Traîtres, menteurs, fourbes, tricheurs… Pour réaliser leurs rêves, certains sont prêts à tout. même à « Vendre son âme au diable » comme Faust, le damné. Une croyance populaire du Moyen Âge prétendait qu’il était possible d’échanger son âme avec le diable contre quelques biens matériels et compromettre ainsi son salut par une action impardonnable. Aujourd’hui, les âmes se négocient-elles encore avec Satan ? Les corps se vendent entre humains : esclavage, prostitution ; cette activité ne semble plus choquer, il suffit de regarder la télévision, pas les séries ou les films, simplement les reportages d’actualité et les télé-réalités. Bien sûr quand vous faites cette remarque, on va vous accuser de méchanceté, d’avoir mauvais esprit, que vous voyez le mal partout… On invoquera « les trente-six raisons d’Arlequin » des arguments sans valeurs, utilisés sans sérieux, des excuses non valables parfois mêmes des arguments bouffons et ridicules. (Arlequin chargé d’excuser son maître qui avait omis de se rendre à une invitation, invoqua alors trente-six raisons ; la première étant que son maître était mort lui aussi.)

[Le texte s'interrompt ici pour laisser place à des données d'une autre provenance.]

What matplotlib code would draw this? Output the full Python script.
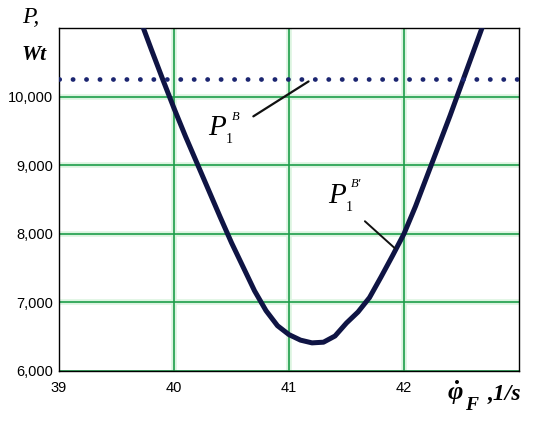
import numpy as np
import matplotlib
matplotlib.use("Agg")
import matplotlib.pyplot as plt

# power P vs angular speed
phi = [39.7, 39.8, 39.9, 40.0, 40.1, 40.2, 40.3, 40.4, 40.5, 40.6, 40.7,
       40.8, 40.9, 41.0, 41.1, 41.2, 41.3, 41.4, 41.5, 41.6, 41.7, 41.8,
       41.9, 42.0, 42.1, 42.2, 42.3, 42.4, 42.5, 42.6, 42.7]
power = [11150, 10700, 10260, 9830, 9420, 9030, 8640, 8250, 7870, 7520, 7170,
         6880, 6660, 6530, 6450, 6410, 6420, 6510, 6700, 6860, 7070, 7370,
         7680, 8000, 8400, 8840, 9280, 9720, 10180, 10640, 11100]
p_level = 10250
xticks = [39, 40, 41, 42]
yticks = [6000, 7000, 8000, 9000, 10000]
ytick_labels = ["6,000", "7,000", "8,000", "9,000", "10,000"]

plt.rcParams['mathtext.fontset'] = 'custom'
plt.rcParams['mathtext.it'] = 'Liberation Serif:italic:bold'
plt.rcParams['mathtext.rm'] = 'Liberation Serif:bold'
plt.rcParams['mathtext.bf'] = 'Liberation Serif:bold'

fig = plt.figure(figsize=(5.5, 4.23), dpi=100)
ax = fig.add_axes([59 / 550, 52 / 423, 460 / 550, 343 / 423])

ax.plot(phi, power, color='#0f1444', lw=3.6, solid_capstyle='round', zorder=3)
ax.axhline(p_level, color='#1b2570', lw=3.4, linestyle=(0, (0.05, 2.8)),
           dash_capstyle='round', zorder=3)

ax.set_xlim(39, 43)
ax.set_ylim(6000, 11000)
ax.set_xticks(xticks)
ax.set_yticks(yticks)
ax.set_yticklabels(ytick_labels)
ax.tick_params(length=0, labelsize=10.5)
ax.tick_params(axis='x', pad=7)
ax.tick_params(axis='y', pad=4)
for lab in ax.get_xticklabels() + ax.get_yticklabels():
    lab.set_fontfamily('Liberation Sans')

# soft glow under the green grid (like the jpeg bleed)
for xt in xticks[1:]:
    ax.axvline(xt, color='#dcf4e0', lw=4, zorder=0.5)
for yt in yticks[1:]:
    ax.axhline(yt, color='#dcf4e0', lw=4, zorder=0.5)
ax.grid(True, color='#1e9e4a', lw=1.2, zorder=0.6)
ax.set_axisbelow(True)
for s in ax.spines.values():
    s.set_linewidth(1.0)
    s.set_color('black')

# annotations
ax.annotate('', xy=(41.17, 10221), xytext=(40.69, 9712),
            arrowprops=dict(arrowstyle='-', lw=1.6, color='#111111',
                            shrinkA=0, shrinkB=0))
ax.text(40.30, 9435, 'P', fontsize=21, fontstyle='italic', fontfamily='Liberation Serif')
ax.text(40.45, 9330, '1', fontsize=10, fontfamily='Liberation Serif')
ax.text(40.50, 9660, 'B', fontsize=9, fontstyle='italic', fontfamily='Liberation Serif')

ax.annotate('', xy=(41.92, 7790), xytext=(41.66, 8183),
            arrowprops=dict(arrowstyle='-', lw=1.4, color='#111111',
                            shrinkA=0, shrinkB=0))
ax.text(41.34, 8445, 'P', fontsize=21, fontstyle='italic', fontfamily='Liberation Serif')
ax.text(41.49, 8330, '1', fontsize=10, fontfamily='Liberation Serif')
ax.text(41.54, 8680, 'B\u2032', fontsize=9, fontstyle='italic', fontfamily='Liberation Serif')

# axis labels
fig.text(0.040, 0.946, 'P,', fontsize=17, fontstyle='italic', fontfamily='Liberation Serif')
fig.text(0.040, 0.858, 'Wt', fontsize=15.5, fontstyle='italic', fontweight='bold',
         fontfamily='Liberation Serif')
fig.text(0.813, 0.054, r'$\dot{\varphi}$', fontsize=19)
fig.text(0.845, 0.031, 'F', fontsize=14, fontstyle='italic', fontweight='bold',
         fontfamily='Liberation Serif')
fig.text(0.887, 0.054, ',1/s', fontsize=17, fontstyle='italic',
         fontweight='bold', fontfamily='Liberation Serif')

fig.savefig('out.png', dpi=100, facecolor='white')
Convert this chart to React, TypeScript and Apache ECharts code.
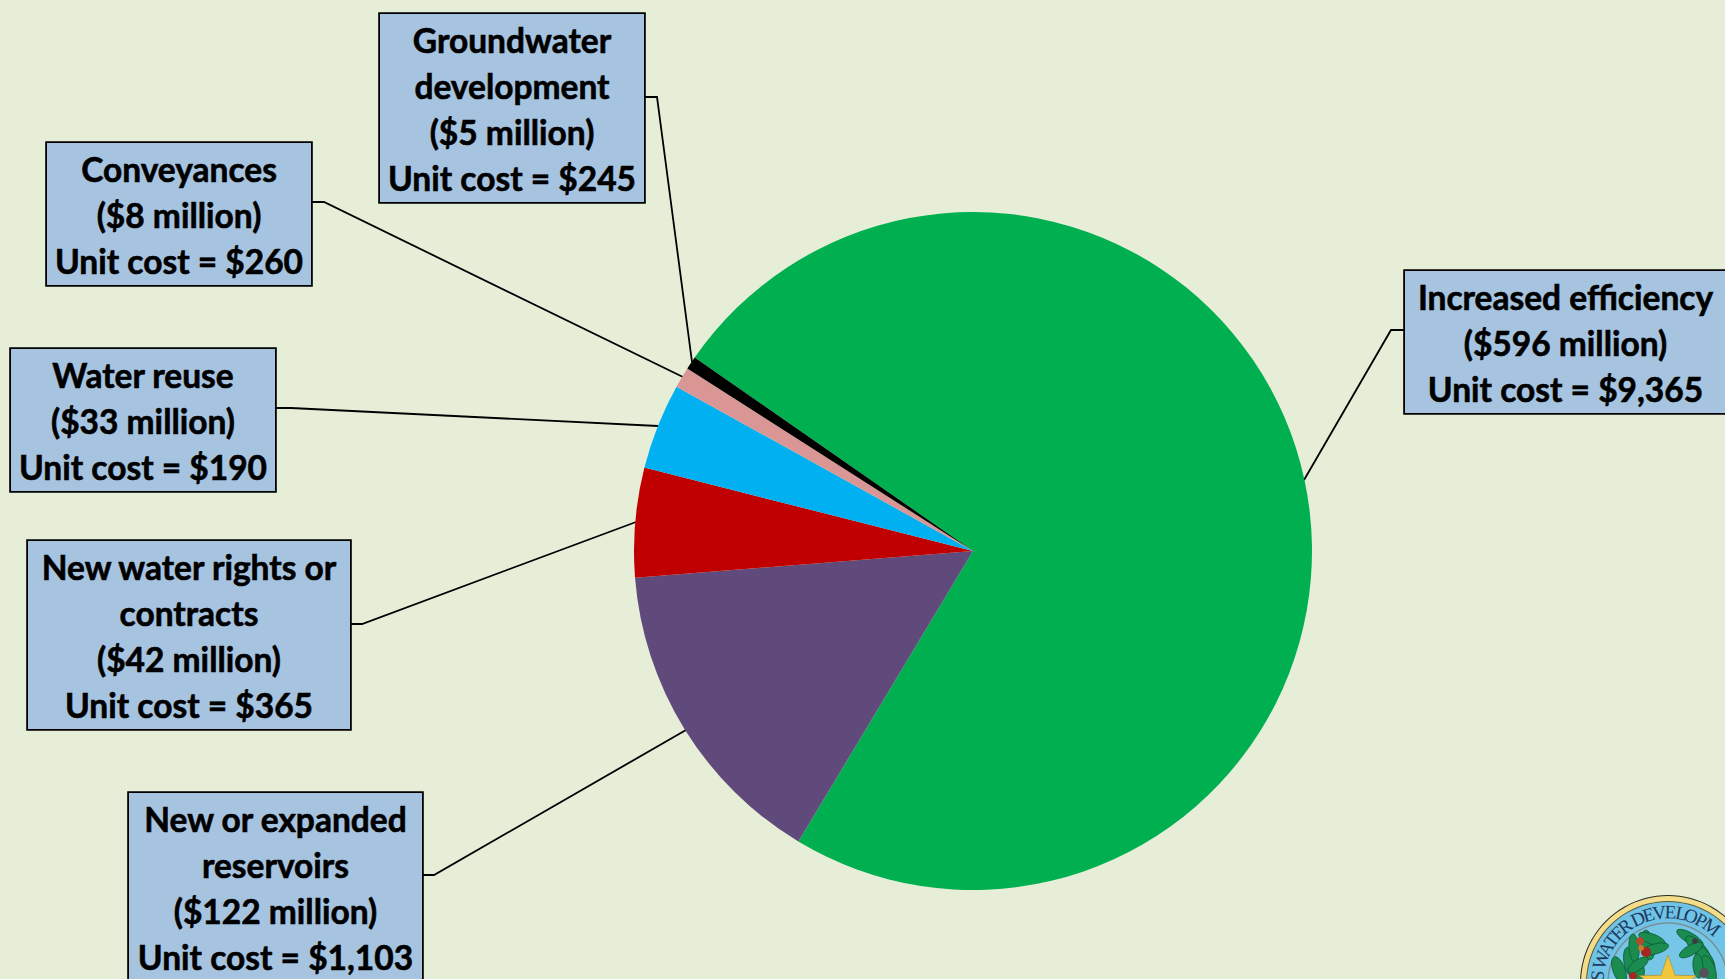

Que ce soit chez les hommes ou chez les femmes, le mensonge a donné lieu à des tas d’expressions souvent très imagées.
Être menteur comme un arracheur de dents (clic) : être un très grand menteur. Certains disent « menteur comme un soutien-gorge » se référant à l’aspect trompeur de ce sous-vêtement féminin, aux « push-up », balconnets, coussinets, qui peuvent donner à la poitrine un volume qu’elle n’a pas naturellement (ceci dit les prothèses sont encore plus trompeuses et il faut être bien sot pour croire au naturel de certains « air-bags »).
Peu utilisée de nos jours, l’expression « franc comme un âne qui recule« , a connu de nombreux avatars dont « franc comme un banquier » parfaitement dans l’air du temps.
Une petite liste non exhaustive complémentaire pour le plaisir.
Je vous propose :
- « Faux jeton » : être faux comme un jeton qui veut se faire passer pour une pièce de monnaie ou variante faux cul désignant à l’origine un rembourrage que les femmes portaient sous leur robe pour augmenter le volume apparent de leur postérieur. Par métonymie, : personne hypocrite.
- « La poudre aux yeux » : chercher à éblouir souvent avec des apparences.
- « Donner le change » : donner de faux indices, lancer sur une fausse piste.
- « Entrer dans la peau d’un personnage » : s’identifier parfaitement à son rôle, à son personnage, jouer les Saintes Nitouches (on y revient).
- « Faire faux bond » : ne pas satisfaire aux attentes d’autrui, poser un lapin.
- « Noyer le poisson » : embrouiller volontairement une situation ; entretenir un sentiment de confusion chez un « adversaire » pour lui faire perdre pied. En politique, on s’y connait pour noyer le poisson et pour payer en monnaie de singe.
- « Payer en monnaie de singe (clic)» : payer quelqu’un de fausses promesses et belles paroles.
- Utiliser « une ruse de sioux », c’est un procédé très habile utilisé pour tromper, abuser l’adversaire comme « le cheval de Troie », une ruse de guerre, une manœuvre pour avancer masqué, bien caché.
- « Un coup de Jarnac » est une attaque perfide, un coup donné par traîtrise, violent, habile et imprévu. Il a pris une connotation de coup déloyal ou pernicieux, qui n’existait pas à l’origine. Dans son sens premier, d’escrime, il s’agit d’un coup à l’arrière du genou ou de la cuisse, rendu célèbre par Guy Chabot de Jarnac, qui l’a porté lors d’un duel judiciaire en 1547. (Je ne peux m’empêcher de penser à un fieffé hypocrite, l’homme de Jarnac : François Mitterrand, celui qui faisait croire qu’il méprisait l’argent, mais qui a pu compter pendant des lustres sur un généreux mécène, Roger-Pelat, personnage clé de l’affaire Péchiney et tant d’autres affaires…)
- Et pourquoi ne pas ajouter « Graisser la patte » ? Donner de l’argent, en douce, pour obtenir quelque chose, soudoyer. Ça se pratique bien dans les « hautes sphères ».
Je m’arrête là mais remarquez bien que dans les sociétés qui glorifient la pudeur alors que la vérité est nue, l’hypocrisie est devenue la tenue préférée de la plupart des individus. C’est bien triste.